Governance and relationship

Without trust, clinical governance is just a process.

Governance done well produces reliable, safe care. But reliability and safety are not the same as trust. Trust — real, lasting trust — is built in the space between the protocols: in the relationships between clinicians and clients, in the willingness to engage honestly, in the experience of being genuinely known.

Without a governance framework, goodwill alone cannot sustain consistent quality over time. Without genuine relationships, governance is experienced as process, not care. At Aurum, we hold both — and we believe neither is complete without the other.

"When the framework is right, our clinical team can invest fully in every person they see. Governance creates the conditions for that. The relationship is what makes it matter."

— Mary-Ann Clueard, Clinical Director

This is why the Relationship Manager sits at the centre of the Aurum model. They are not an administrative function. They are the person who ensures that governance structures are experienced not as bureaucracy, but as care that is consistent, coordinated, and genuinely personal.

When a client needs something, their Relationship Manager knows — often before they ask. When a result comes in, it is reviewed and acted on. When a referral is made, it is followed through. The clinical framework means this happens reliably. The relationship means it happens with care.

This is what engagement across the full healthcare experience looks like when it is designed intentionally — not episodic appointments, but a continuous, trusted partnership.

Clinical Quality Framework

Four domains of clinical governance.

The framework spans four interconnected areas. Each is actively maintained, reviewed, and owned. Select any to learn more.

Every prescription is a clinical decision made with care.
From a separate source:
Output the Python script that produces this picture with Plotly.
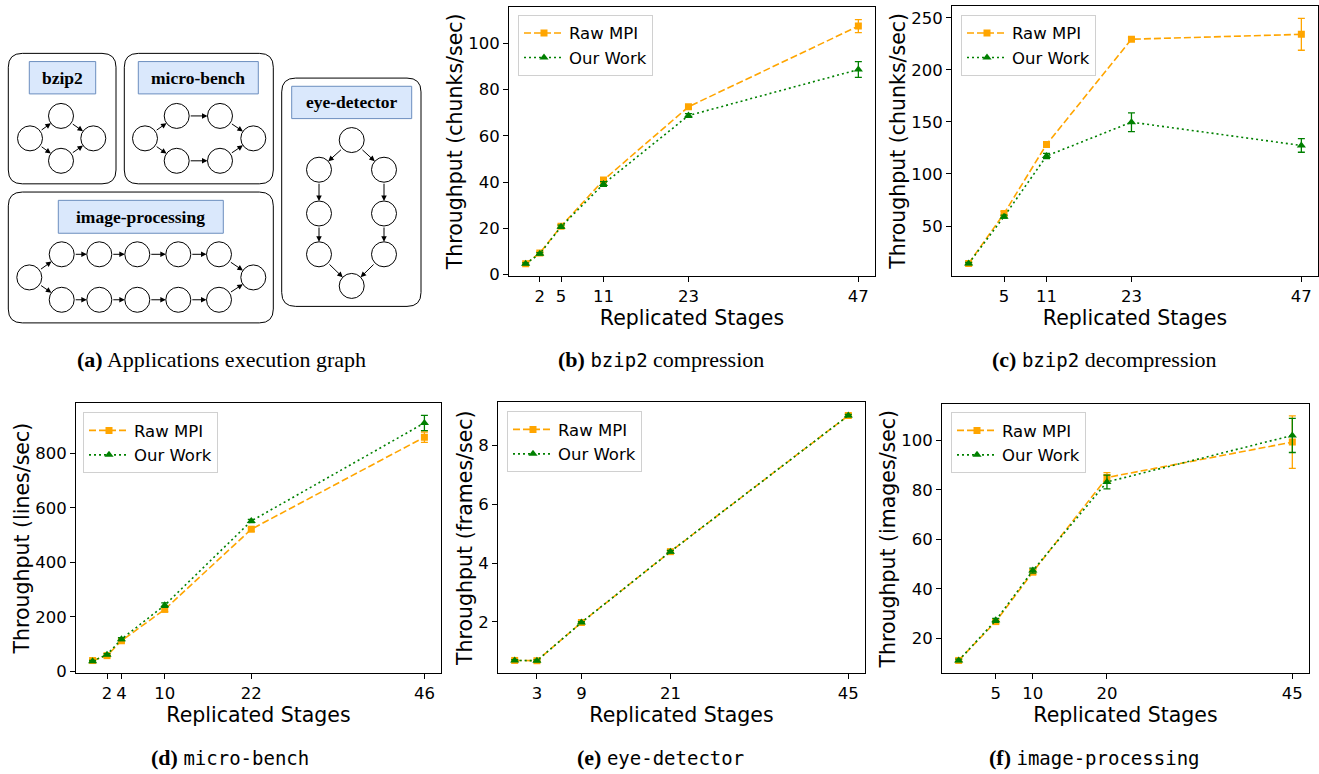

Our prescribing framework covers the full medicines pathway — from initial assessment and medicines reconciliation through to ongoing review — guided by the Medical Council of New Zealand's standards for good prescribing practice.

A named Clinical Director holds responsibility for clinical quality across all of Aurum's care. This governance is active, reviewed, and continuously improving — not a static document, but a living commitment that includes transparent review of adverse events and near-misses.
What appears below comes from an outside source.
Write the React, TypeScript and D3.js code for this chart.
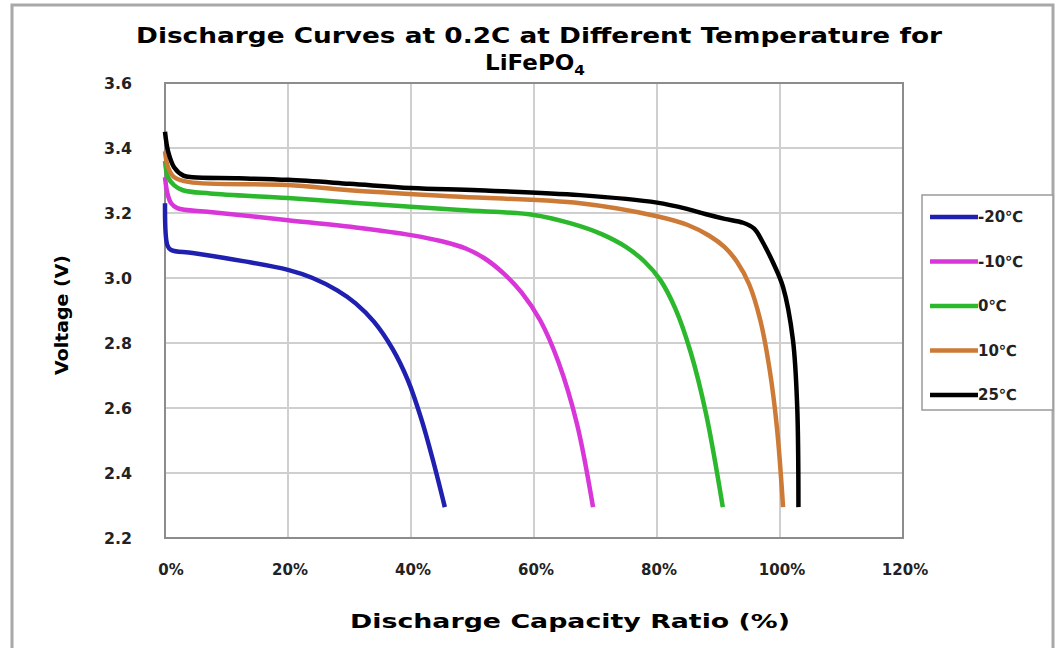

Clinical correspondence, investigation results, and care transitions are managed with precision. Information moves with the client — not ahead of them, not behind them. When care is transferred, when results are received, or when a specialist is involved, nothing is left pending and nothing falls through the gaps.

Clinical quality is not a fixed achievement. Standards are reviewed on a regular cycle, practice is audited against them, and findings drive genuine improvement. This honest self-assessment is what separates a high-performing clinical service from one that is merely compliant.

Aligned with New Zealand's highest clinical standards

Medical Council of New Zealand

Our clinical practice aligns with MCNZ standards for prescribing, professional conduct, and scope of practice — the governing body for all doctors practising in New Zealand.

mcnz.org.nz

Health and Disability Commissioner

Every interaction is guided by the HDC's Code of Health and Disability Services Consumers' Rights — New Zealand's foundational standard for ethical, respectful, and safe healthcare.

hdc.org.nz

Royal NZ College of General Practitioners

Our GP team holds RNZCGP Fellowship — the vocational standard for general practice in New Zealand, reflecting the highest level of training, peer review, and continuing professional development.

rnzcgp.org.nz
Clinical governance owned by

Mary-Ann Clueard

Clinical Director

Masters of Nursing · MCNZ Registered Nurse Practitioner
Lifestyle Medicine Practitioner

Amanda McCorkindale

General Practitioner

MBChB (University of Otago) · FRNZCGP
MCNZ Vocational Scope — General Practice

"Clinical governance exists to protect the people in our care — and the people delivering it. We built Aurum because we believe those two things are inseparable. When the framework is right, our clinical team can invest fully in every person they see. That is what we are working to build: not just standards that are met, but relationships that are trusted, over time."